Several of the comments to Cringely (continued) and Fisking Calacanis asked me if I had read the Change This manifesto called Fixing Venture Capital by Joel Spolsky.

Yes, I have read it.

Joel makes some good points, but I think he’s wrong that the venture capital business needs to be fixed.  Some VCs should be fixed, but the business as a whole works pretty well.

Here are the major points Joel makes in his manifesto:

  • VCs only want 100 to 1 returns and are willing to risk everything to get them while entrepreneurs want a safe high probability bet.
  • VCs are so inundated with business plans that they become focused on the process of whittling down opportunities instead of finding the best opportunities.
  • The "standard VC deal" is unfair to entrepreneurs and smart ones won’t take it.

Some of this is familiar territory as Jason’s rant articulated a few of these themes as well.

The first two points are accurate about some VCs, but not the best VCs. The third is the classic situation of one side not understanding the other side.
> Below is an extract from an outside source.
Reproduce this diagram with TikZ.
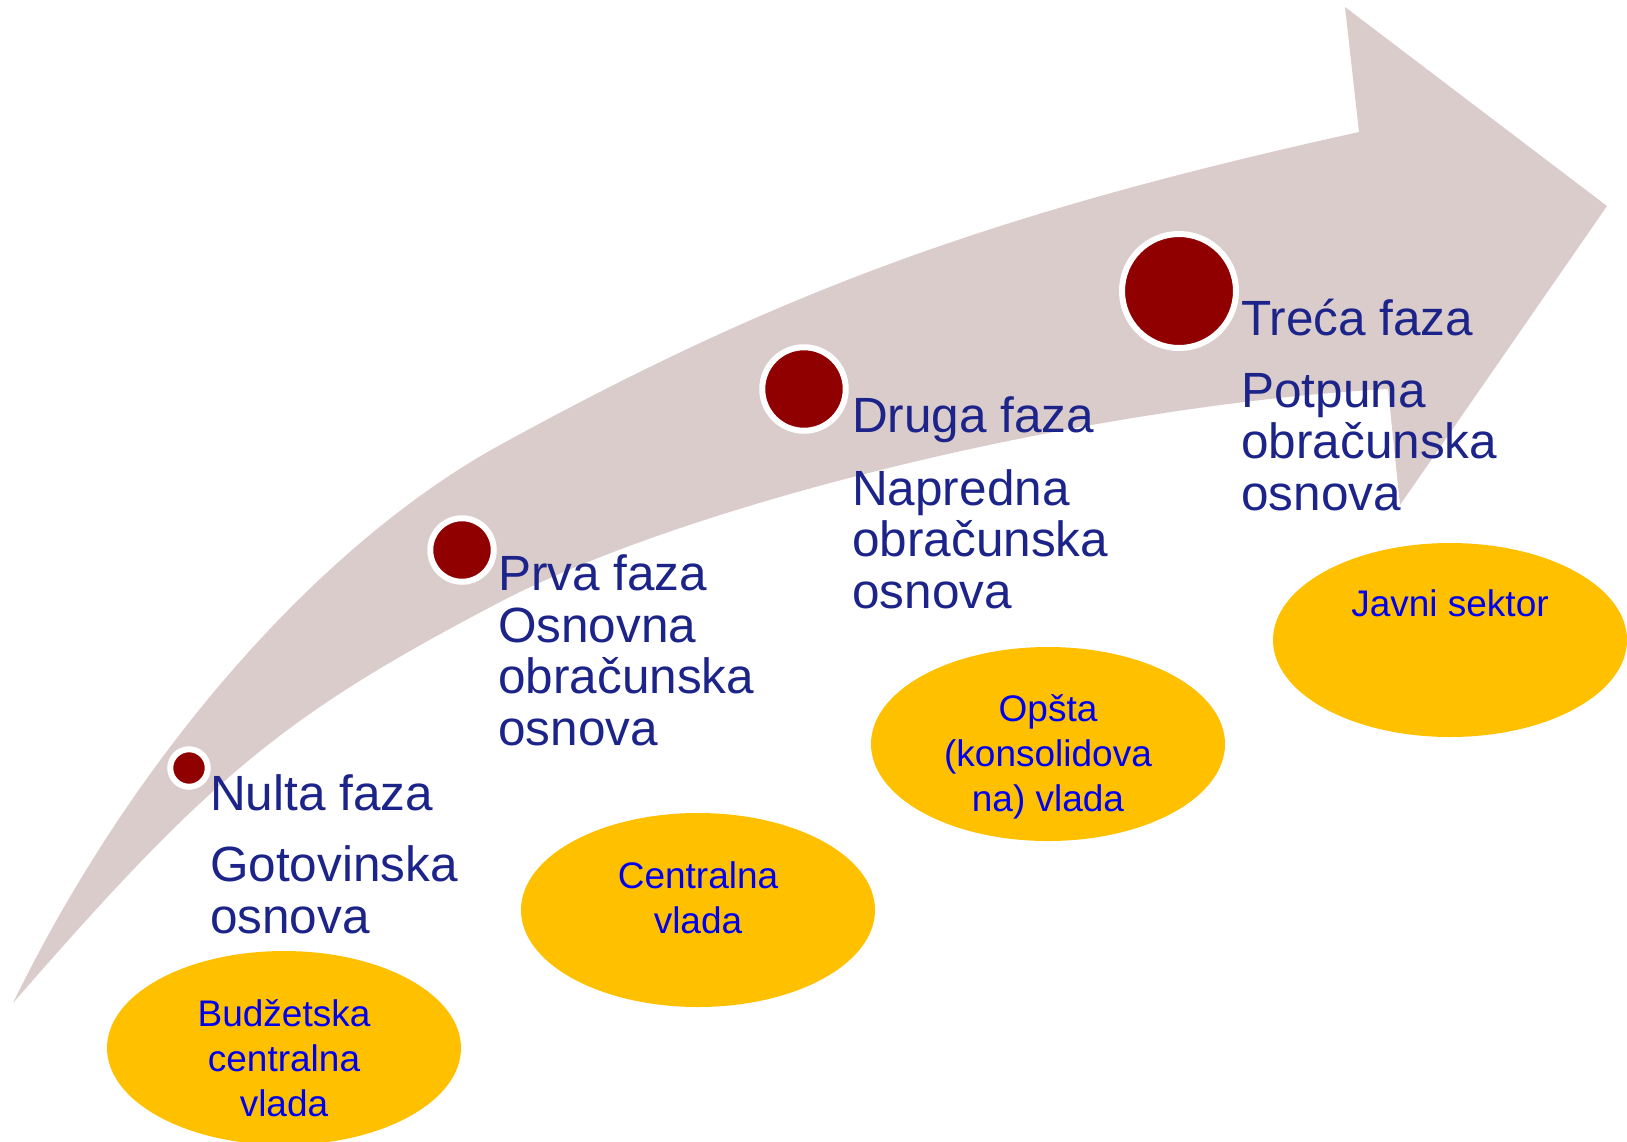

I’ll take each of them in order.

  • VCs’s only want to hit home runs – I don’t think this is true. I’ve worked in three venture capital firms and have worked on over 150 deals with probably close to 500 firms in the 18 years I’ve been in the VC business.  My experience is that VCs are interested in making every investment work and are not in the "hits" business. It is true that if the investments don’t work, the VCs have an interest in getting out of the deal so it doesn’t consume any more capital, but that happens in about 1/3 of all early stage venture capital deals. The other 2/3 end up turning into businesses that the VCs are happy to work on and commit more capital too for as long as it takes for them to become sucessful.
  • VCs are too overwhelmed with incoming deals to pay attention to the good companies – This is absolutely true of the bad VCs. But they don’t end up staying in business longer than a couple funds. The best firms don’t focus to much energy on looking at everything that comes their way.  They identify a set of markets they like, articulate their strategy clearly as possible, and then go out and find the deals that fit into their strategy.
  • The standard VC deal is unfair to entrepreneurs – Joel focused on two aspects of the "standard VC deal", the "liquidation preference" and the "no shop". 
    • Brad Feld has a long post on the liquidation preference that anyone interested in this topic should read. This term is designed to protect the VCs from having the company sold by the entrpreneur at a price that gets the entrepreneur a good return, but results in the VC losing money. Not only is it fair, but its been standard practice in the VC business since the 1970s and very few deals are done without it.
    • The no shop isn’t designed to stop the entrepreneur from shopping his deal. It’s designed to stop the "shopping" process once the entrepreneur has selected his preferred investor so that the VC can complete his due diligence and hire lawyers to get the deal documented and closed.  It makes perfect sense that once both parties need to start spending money on deal expenses they should have an exclusive period to close the deal.

I hope nobody takes this as a criticism of Joel’s piece because I think its good that he and others are putting the entrepreneur’s views out there for discussion.

My goal is to get the VC’s views out there in response and insure that a healthy and educated debate results.

I’d love to hear everyone’s comments, either in the comments to this blog, or even better on other blog posts.